Task prompt
Your job is to retype all of the data word for word, leaving every image out.

— Start Source excerpt —

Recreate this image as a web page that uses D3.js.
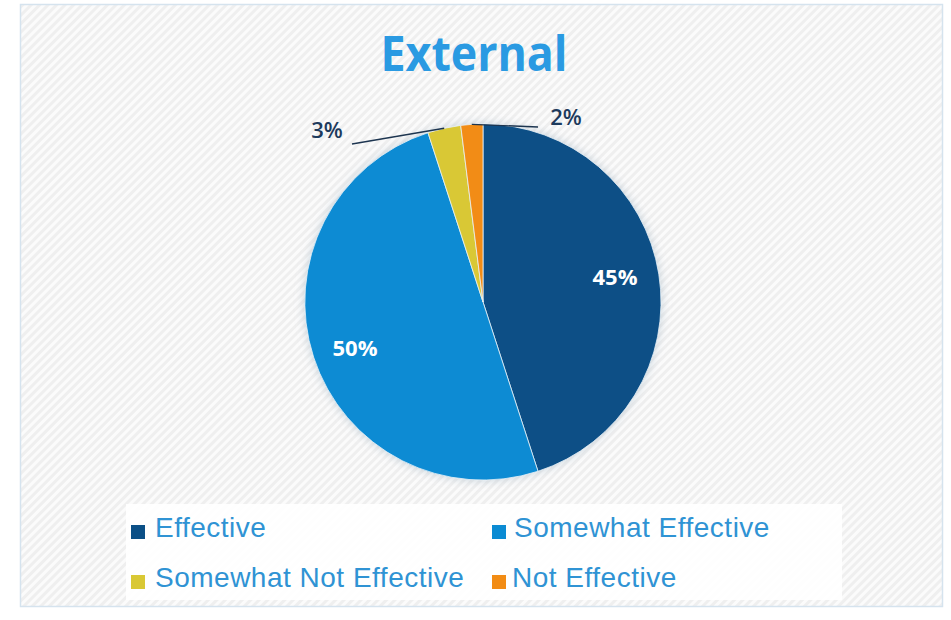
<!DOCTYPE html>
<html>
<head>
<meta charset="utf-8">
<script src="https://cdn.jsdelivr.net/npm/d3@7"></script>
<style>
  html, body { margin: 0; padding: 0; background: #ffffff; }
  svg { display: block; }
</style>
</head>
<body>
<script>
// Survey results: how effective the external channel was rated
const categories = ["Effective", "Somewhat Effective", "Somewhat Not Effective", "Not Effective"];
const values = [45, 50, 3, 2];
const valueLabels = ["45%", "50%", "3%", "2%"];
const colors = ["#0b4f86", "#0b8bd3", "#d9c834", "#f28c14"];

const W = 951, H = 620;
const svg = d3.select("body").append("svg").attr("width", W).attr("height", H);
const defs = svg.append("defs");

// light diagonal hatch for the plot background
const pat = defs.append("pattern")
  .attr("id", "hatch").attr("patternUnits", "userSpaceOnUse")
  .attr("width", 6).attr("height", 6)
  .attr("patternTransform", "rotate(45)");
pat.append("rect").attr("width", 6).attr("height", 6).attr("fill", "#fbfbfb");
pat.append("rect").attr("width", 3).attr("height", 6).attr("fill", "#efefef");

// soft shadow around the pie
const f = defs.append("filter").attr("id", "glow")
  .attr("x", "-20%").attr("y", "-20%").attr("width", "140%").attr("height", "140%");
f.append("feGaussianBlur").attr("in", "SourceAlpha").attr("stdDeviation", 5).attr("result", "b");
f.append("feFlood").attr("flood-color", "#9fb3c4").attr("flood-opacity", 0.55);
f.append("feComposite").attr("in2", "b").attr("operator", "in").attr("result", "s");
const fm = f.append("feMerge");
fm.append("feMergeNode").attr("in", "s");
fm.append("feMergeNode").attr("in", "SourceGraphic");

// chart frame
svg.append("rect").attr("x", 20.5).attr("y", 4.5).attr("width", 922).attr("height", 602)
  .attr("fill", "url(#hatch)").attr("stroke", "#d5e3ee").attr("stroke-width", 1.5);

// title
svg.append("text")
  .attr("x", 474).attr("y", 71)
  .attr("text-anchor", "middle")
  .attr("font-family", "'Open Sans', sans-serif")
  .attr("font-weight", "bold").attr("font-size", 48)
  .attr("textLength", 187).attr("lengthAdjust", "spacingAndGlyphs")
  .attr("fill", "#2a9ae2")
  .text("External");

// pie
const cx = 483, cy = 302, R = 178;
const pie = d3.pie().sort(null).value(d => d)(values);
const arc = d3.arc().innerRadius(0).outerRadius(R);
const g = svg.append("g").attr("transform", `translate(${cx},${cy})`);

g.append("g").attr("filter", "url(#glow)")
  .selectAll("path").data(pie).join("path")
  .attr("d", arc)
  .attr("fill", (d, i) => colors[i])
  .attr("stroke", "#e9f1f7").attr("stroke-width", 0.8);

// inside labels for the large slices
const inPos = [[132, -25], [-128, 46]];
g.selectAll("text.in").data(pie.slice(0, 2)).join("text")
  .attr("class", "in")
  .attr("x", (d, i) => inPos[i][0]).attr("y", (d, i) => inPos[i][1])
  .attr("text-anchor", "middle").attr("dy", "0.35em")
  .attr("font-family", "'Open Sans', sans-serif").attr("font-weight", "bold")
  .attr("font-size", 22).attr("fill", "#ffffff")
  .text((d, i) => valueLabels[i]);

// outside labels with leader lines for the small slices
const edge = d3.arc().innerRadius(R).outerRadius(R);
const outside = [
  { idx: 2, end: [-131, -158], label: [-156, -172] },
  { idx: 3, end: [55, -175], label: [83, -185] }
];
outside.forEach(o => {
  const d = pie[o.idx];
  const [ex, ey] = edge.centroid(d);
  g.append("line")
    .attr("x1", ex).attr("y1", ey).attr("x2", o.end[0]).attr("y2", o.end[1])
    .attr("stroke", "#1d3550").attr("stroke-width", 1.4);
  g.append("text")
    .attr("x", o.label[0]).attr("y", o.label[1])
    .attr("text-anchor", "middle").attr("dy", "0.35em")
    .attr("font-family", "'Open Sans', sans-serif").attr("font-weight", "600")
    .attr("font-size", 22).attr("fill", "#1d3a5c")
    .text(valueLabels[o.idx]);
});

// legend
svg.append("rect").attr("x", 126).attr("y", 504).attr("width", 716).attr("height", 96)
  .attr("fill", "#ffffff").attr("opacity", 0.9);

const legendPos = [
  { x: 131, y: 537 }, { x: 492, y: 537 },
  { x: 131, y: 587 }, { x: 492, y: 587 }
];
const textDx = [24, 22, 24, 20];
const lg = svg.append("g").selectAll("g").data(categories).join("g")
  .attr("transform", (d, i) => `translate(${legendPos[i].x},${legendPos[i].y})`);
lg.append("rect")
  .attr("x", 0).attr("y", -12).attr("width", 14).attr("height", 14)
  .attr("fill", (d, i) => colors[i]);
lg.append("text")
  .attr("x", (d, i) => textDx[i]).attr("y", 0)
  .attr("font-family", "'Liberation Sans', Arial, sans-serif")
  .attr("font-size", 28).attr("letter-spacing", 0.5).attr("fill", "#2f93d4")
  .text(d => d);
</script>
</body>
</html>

— End Source excerpt —

Output for this task
Recreate this image as a web page that uses D3.js.
<!DOCTYPE html>
<html>
<head>
<meta charset="utf-8">
<script src="https://cdn.jsdelivr.net/npm/d3@7"></script>
<style>
  html, body { margin: 0; padding: 0; background: #ffffff; }
  svg { display: block; }
</style>
</head>
<body>
<script>
// Survey results: how effective the external channel was rated
const categories = ["Effective", "Somewhat Effective", "Somewhat Not Effective", "Not Effective"];
const values = [45, 50, 3, 2];
const valueLabels = ["45%", "50%", "3%", "2%"];
const colors = ["#0b4f86", "#0b8bd3", "#d9c834", "#f28c14"];

const W = 951, H = 620;
const svg = d3.select("body").append("svg").attr("width", W).attr("height", H);
const defs = svg.append("defs");

// light diagonal hatch for the plot background
const pat = defs.append("pattern")
  .attr("id", "hatch").attr("patternUnits", "userSpaceOnUse")
  .attr("width", 6).attr("height", 6)
  .attr("patternTransform", "rotate(45)");
pat.append("rect").attr("width", 6).attr("height", 6).attr("fill", "#fbfbfb");
pat.append("rect").attr("width", 3).attr("height", 6).attr("fill", "#efefef");

// soft shadow around the pie
const f = defs.append("filter").attr("id", "glow")
  .attr("x", "-20%").attr("y", "-20%").attr("width", "140%").attr("height", "140%");
f.append("feGaussianBlur").attr("in", "SourceAlpha").attr("stdDeviation", 5).attr("result", "b");
f.append("feFlood").attr("flood-color", "#9fb3c4").attr("flood-opacity", 0.55);
f.append("feComposite").attr("in2", "b").attr("operator", "in").attr("result", "s");
const fm = f.append("feMerge");
fm.append("feMergeNode").attr("in", "s");
fm.append("feMergeNode").attr("in", "SourceGraphic");

// chart frame
svg.append("rect").attr("x", 20.5).attr("y", 4.5).attr("width", 922).attr("height", 602)
  .attr("fill", "url(#hatch)").attr("stroke", "#d5e3ee").attr("stroke-width", 1.5);

// title
svg.append("text")
  .attr("x", 474).attr("y", 71)
  .attr("text-anchor", "middle")
  .attr("font-family", "'Open Sans', sans-serif")
  .attr("font-weight", "bold").attr("font-size", 48)
  .attr("textLength", 187).attr("lengthAdjust", "spacingAndGlyphs")
  .attr("fill", "#2a9ae2")
  .text("External");

// pie
const cx = 483, cy = 302, R = 178;
const pie = d3.pie().sort(null).value(d => d)(values);
const arc = d3.arc().innerRadius(0).outerRadius(R);
const g = svg.append("g").attr("transform", `translate(${cx},${cy})`);

g.append("g").attr("filter", "url(#glow)")
  .selectAll("path").data(pie).join("path")
  .attr("d", arc)
  .attr("fill", (d, i) => colors[i])
  .attr("stroke", "#e9f1f7").attr("stroke-width", 0.8);

// inside labels for the large slices
const inPos = [[132, -25], [-128, 46]];
g.selectAll("text.in").data(pie.slice(0, 2)).join("text")
  .attr("class", "in")
  .attr("x", (d, i) => inPos[i][0]).attr("y", (d, i) => inPos[i][1])
  .attr("text-anchor", "middle").attr("dy", "0.35em")
  .attr("font-family", "'Open Sans', sans-serif").attr("font-weight", "bold")
  .attr("font-size", 22).attr("fill", "#ffffff")
  .text((d, i) => valueLabels[i]);

// outside labels with leader lines for the small slices
const edge = d3.arc().innerRadius(R).outerRadius(R);
const outside = [
  { idx: 2, end: [-131, -158], label: [-156, -172] },
  { idx: 3, end: [55, -175], label: [83, -185] }
];
outside.forEach(o => {
  const d = pie[o.idx];
  const [ex, ey] = edge.centroid(d);
  g.append("line")
    .attr("x1", ex).attr("y1", ey).attr("x2", o.end[0]).attr("y2", o.end[1])
    .attr("stroke", "#1d3550").attr("stroke-width", 1.4);
  g.append("text")
    .attr("x", o.label[0]).attr("y", o.label[1])
    .attr("text-anchor", "middle").attr("dy", "0.35em")
    .attr("font-family", "'Open Sans', sans-serif").attr("font-weight", "600")
    .attr("font-size", 22).attr("fill", "#1d3a5c")
    .text(valueLabels[o.idx]);
});

// legend
svg.append("rect").attr("x", 126).attr("y", 504).attr("width", 716).attr("height", 96)
  .attr("fill", "#ffffff").attr("opacity", 0.9);

const legendPos = [
  { x: 131, y: 537 }, { x: 492, y: 537 },
  { x: 131, y: 587 }, { x: 492, y: 587 }
];
const textDx = [24, 22, 24, 20];
const lg = svg.append("g").selectAll("g").data(categories).join("g")
  .attr("transform", (d, i) => `translate(${legendPos[i].x},${legendPos[i].y})`);
lg.append("rect")
  .attr("x", 0).attr("y", -12).attr("width", 14).attr("height", 14)
  .attr("fill", (d, i) => colors[i]);
lg.append("text")
  .attr("x", (d, i) => textDx[i]).attr("y", 0)
  .attr("font-family", "'Liberation Sans', Arial, sans-serif")
  .attr("font-size", 28).attr("letter-spacing", 0.5).attr("fill", "#2f93d4")
  .text(d => d);
</script>
</body>
</html>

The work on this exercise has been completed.